### TASK DIRECTIONS:
Transcribe all the entries word for word, skipping the pictures.

________________________

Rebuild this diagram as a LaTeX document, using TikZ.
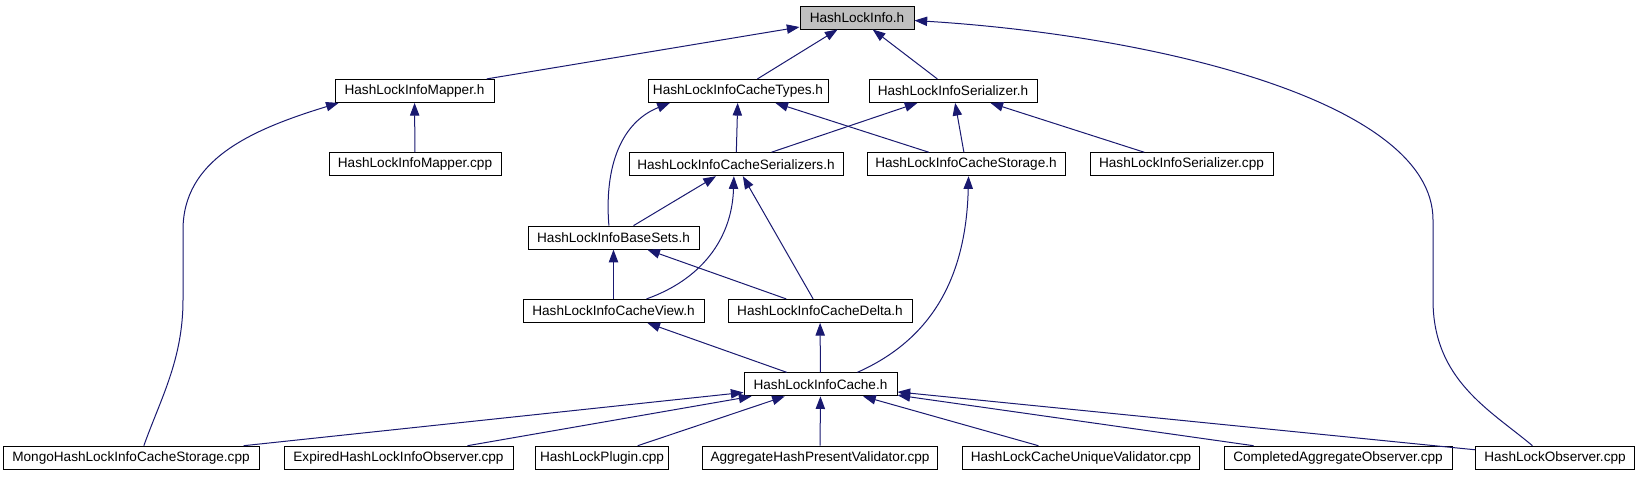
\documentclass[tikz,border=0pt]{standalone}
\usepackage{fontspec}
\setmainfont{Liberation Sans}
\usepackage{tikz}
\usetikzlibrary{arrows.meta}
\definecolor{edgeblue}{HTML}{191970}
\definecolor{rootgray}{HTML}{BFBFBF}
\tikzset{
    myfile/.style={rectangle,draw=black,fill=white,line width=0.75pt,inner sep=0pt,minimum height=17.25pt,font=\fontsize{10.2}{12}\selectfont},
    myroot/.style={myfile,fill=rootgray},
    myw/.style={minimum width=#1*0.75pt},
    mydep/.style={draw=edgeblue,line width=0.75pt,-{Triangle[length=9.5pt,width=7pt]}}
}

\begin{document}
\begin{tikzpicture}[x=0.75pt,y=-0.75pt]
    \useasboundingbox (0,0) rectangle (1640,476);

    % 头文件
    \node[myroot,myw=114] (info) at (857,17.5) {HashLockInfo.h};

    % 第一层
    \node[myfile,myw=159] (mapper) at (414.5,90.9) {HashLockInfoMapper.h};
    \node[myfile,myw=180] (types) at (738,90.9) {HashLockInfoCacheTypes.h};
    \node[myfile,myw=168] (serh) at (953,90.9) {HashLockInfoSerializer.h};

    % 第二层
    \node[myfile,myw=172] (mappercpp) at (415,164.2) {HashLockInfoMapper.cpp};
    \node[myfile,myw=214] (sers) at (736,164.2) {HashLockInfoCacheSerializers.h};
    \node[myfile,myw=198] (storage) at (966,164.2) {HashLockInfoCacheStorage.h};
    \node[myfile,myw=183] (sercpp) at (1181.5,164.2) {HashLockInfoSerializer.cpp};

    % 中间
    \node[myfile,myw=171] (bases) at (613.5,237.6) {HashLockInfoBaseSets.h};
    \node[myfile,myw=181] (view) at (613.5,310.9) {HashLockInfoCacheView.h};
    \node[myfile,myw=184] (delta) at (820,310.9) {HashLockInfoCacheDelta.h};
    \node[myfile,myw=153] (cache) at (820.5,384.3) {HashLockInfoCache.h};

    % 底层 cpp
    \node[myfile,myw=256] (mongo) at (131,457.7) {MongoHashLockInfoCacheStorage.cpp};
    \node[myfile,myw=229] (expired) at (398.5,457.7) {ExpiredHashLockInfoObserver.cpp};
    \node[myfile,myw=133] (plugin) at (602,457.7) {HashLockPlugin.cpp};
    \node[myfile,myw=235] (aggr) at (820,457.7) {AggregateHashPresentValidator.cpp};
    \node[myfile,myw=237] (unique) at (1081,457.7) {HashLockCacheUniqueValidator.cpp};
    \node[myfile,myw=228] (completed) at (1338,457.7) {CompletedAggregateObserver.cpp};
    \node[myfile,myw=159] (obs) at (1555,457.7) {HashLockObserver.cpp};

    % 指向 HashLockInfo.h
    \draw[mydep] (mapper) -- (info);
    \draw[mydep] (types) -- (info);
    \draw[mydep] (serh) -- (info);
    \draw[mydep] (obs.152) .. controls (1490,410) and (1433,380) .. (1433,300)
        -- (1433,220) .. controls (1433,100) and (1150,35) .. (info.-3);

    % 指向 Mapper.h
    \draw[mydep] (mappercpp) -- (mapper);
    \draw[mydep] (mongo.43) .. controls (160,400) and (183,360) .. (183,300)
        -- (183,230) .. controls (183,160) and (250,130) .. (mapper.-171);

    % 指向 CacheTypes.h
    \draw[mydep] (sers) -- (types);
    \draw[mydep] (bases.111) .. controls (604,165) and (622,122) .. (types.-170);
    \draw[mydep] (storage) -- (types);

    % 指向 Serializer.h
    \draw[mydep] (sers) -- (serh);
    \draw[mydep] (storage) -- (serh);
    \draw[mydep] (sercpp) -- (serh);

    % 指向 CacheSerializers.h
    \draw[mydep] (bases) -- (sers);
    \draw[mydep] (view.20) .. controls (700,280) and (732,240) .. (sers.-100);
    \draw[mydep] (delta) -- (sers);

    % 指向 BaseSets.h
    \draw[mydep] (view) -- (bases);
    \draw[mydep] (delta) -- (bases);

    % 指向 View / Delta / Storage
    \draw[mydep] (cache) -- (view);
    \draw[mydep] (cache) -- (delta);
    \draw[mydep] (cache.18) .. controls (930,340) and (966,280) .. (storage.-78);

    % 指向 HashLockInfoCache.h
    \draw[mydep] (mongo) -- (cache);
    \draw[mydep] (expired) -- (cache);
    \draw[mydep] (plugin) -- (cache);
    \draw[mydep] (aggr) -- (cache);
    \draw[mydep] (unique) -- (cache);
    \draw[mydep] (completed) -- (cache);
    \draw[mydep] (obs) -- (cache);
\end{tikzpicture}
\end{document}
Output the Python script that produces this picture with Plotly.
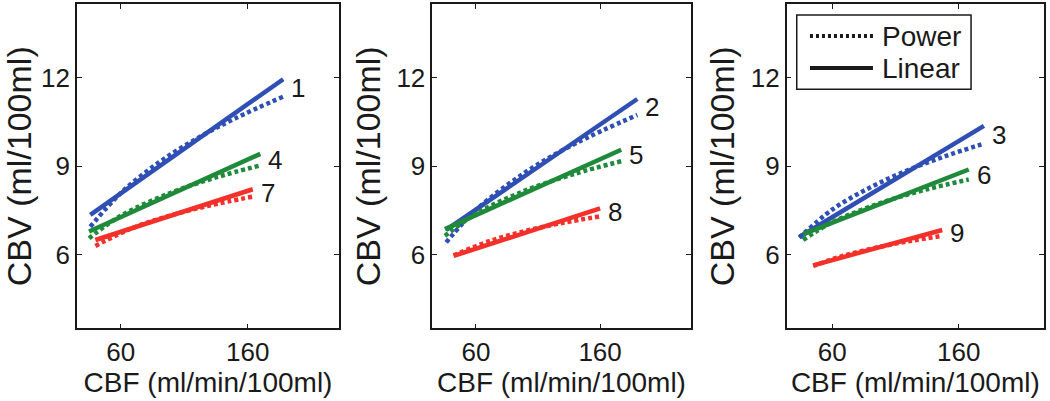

________________________

### SOLUTION TO THE EXERCISE:
Rebuild this diagram as a LaTeX document, using TikZ.
\documentclass[tikz,border=0pt]{standalone}
\usepackage{fontspec}
\setmainfont{Liberation Sans}
\usepackage{tikz}
\usetikzlibrary{arrows.meta}
\definecolor{edgeblue}{HTML}{191970}
\definecolor{rootgray}{HTML}{BFBFBF}
\tikzset{
    myfile/.style={rectangle,draw=black,fill=white,line width=0.75pt,inner sep=0pt,minimum height=17.25pt,font=\fontsize{10.2}{12}\selectfont},
    myroot/.style={myfile,fill=rootgray},
    myw/.style={minimum width=#1*0.75pt},
    mydep/.style={draw=edgeblue,line width=0.75pt,-{Triangle[length=9.5pt,width=7pt]}}
}

\begin{document}
\begin{tikzpicture}[x=0.75pt,y=-0.75pt]
    \useasboundingbox (0,0) rectangle (1640,476);

    % 头文件
    \node[myroot,myw=114] (info) at (857,17.5) {HashLockInfo.h};

    % 第一层
    \node[myfile,myw=159] (mapper) at (414.5,90.9) {HashLockInfoMapper.h};
    \node[myfile,myw=180] (types) at (738,90.9) {HashLockInfoCacheTypes.h};
    \node[myfile,myw=168] (serh) at (953,90.9) {HashLockInfoSerializer.h};

    % 第二层
    \node[myfile,myw=172] (mappercpp) at (415,164.2) {HashLockInfoMapper.cpp};
    \node[myfile,myw=214] (sers) at (736,164.2) {HashLockInfoCacheSerializers.h};
    \node[myfile,myw=198] (storage) at (966,164.2) {HashLockInfoCacheStorage.h};
    \node[myfile,myw=183] (sercpp) at (1181.5,164.2) {HashLockInfoSerializer.cpp};

    % 中间
    \node[myfile,myw=171] (bases) at (613.5,237.6) {HashLockInfoBaseSets.h};
    \node[myfile,myw=181] (view) at (613.5,310.9) {HashLockInfoCacheView.h};
    \node[myfile,myw=184] (delta) at (820,310.9) {HashLockInfoCacheDelta.h};
    \node[myfile,myw=153] (cache) at (820.5,384.3) {HashLockInfoCache.h};

    % 底层 cpp
    \node[myfile,myw=256] (mongo) at (131,457.7) {MongoHashLockInfoCacheStorage.cpp};
    \node[myfile,myw=229] (expired) at (398.5,457.7) {ExpiredHashLockInfoObserver.cpp};
    \node[myfile,myw=133] (plugin) at (602,457.7) {HashLockPlugin.cpp};
    \node[myfile,myw=235] (aggr) at (820,457.7) {AggregateHashPresentValidator.cpp};
    \node[myfile,myw=237] (unique) at (1081,457.7) {HashLockCacheUniqueValidator.cpp};
    \node[myfile,myw=228] (completed) at (1338,457.7) {CompletedAggregateObserver.cpp};
    \node[myfile,myw=159] (obs) at (1555,457.7) {HashLockObserver.cpp};

    % 指向 HashLockInfo.h
    \draw[mydep] (mapper) -- (info);
    \draw[mydep] (types) -- (info);
    \draw[mydep] (serh) -- (info);
    \draw[mydep] (obs.152) .. controls (1490,410) and (1433,380) .. (1433,300)
        -- (1433,220) .. controls (1433,100) and (1150,35) .. (info.-3);

    % 指向 Mapper.h
    \draw[mydep] (mappercpp) -- (mapper);
    \draw[mydep] (mongo.43) .. controls (160,400) and (183,360) .. (183,300)
        -- (183,230) .. controls (183,160) and (250,130) .. (mapper.-171);

    % 指向 CacheTypes.h
    \draw[mydep] (sers) -- (types);
    \draw[mydep] (bases.111) .. controls (604,165) and (622,122) .. (types.-170);
    \draw[mydep] (storage) -- (types);

    % 指向 Serializer.h
    \draw[mydep] (sers) -- (serh);
    \draw[mydep] (storage) -- (serh);
    \draw[mydep] (sercpp) -- (serh);

    % 指向 CacheSerializers.h
    \draw[mydep] (bases) -- (sers);
    \draw[mydep] (view.20) .. controls (700,280) and (732,240) .. (sers.-100);
    \draw[mydep] (delta) -- (sers);

    % 指向 BaseSets.h
    \draw[mydep] (view) -- (bases);
    \draw[mydep] (delta) -- (bases);

    % 指向 View / Delta / Storage
    \draw[mydep] (cache) -- (view);
    \draw[mydep] (cache) -- (delta);
    \draw[mydep] (cache.18) .. controls (930,340) and (966,280) .. (storage.-78);

    % 指向 HashLockInfoCache.h
    \draw[mydep] (mongo) -- (cache);
    \draw[mydep] (expired) -- (cache);
    \draw[mydep] (plugin) -- (cache);
    \draw[mydep] (aggr) -- (cache);
    \draw[mydep] (unique) -- (cache);
    \draw[mydep] (completed) -- (cache);
    \draw[mydep] (obs) -- (cache);
\end{tikzpicture}
\end{document}
Output the Python script that produces this picture with Plotly.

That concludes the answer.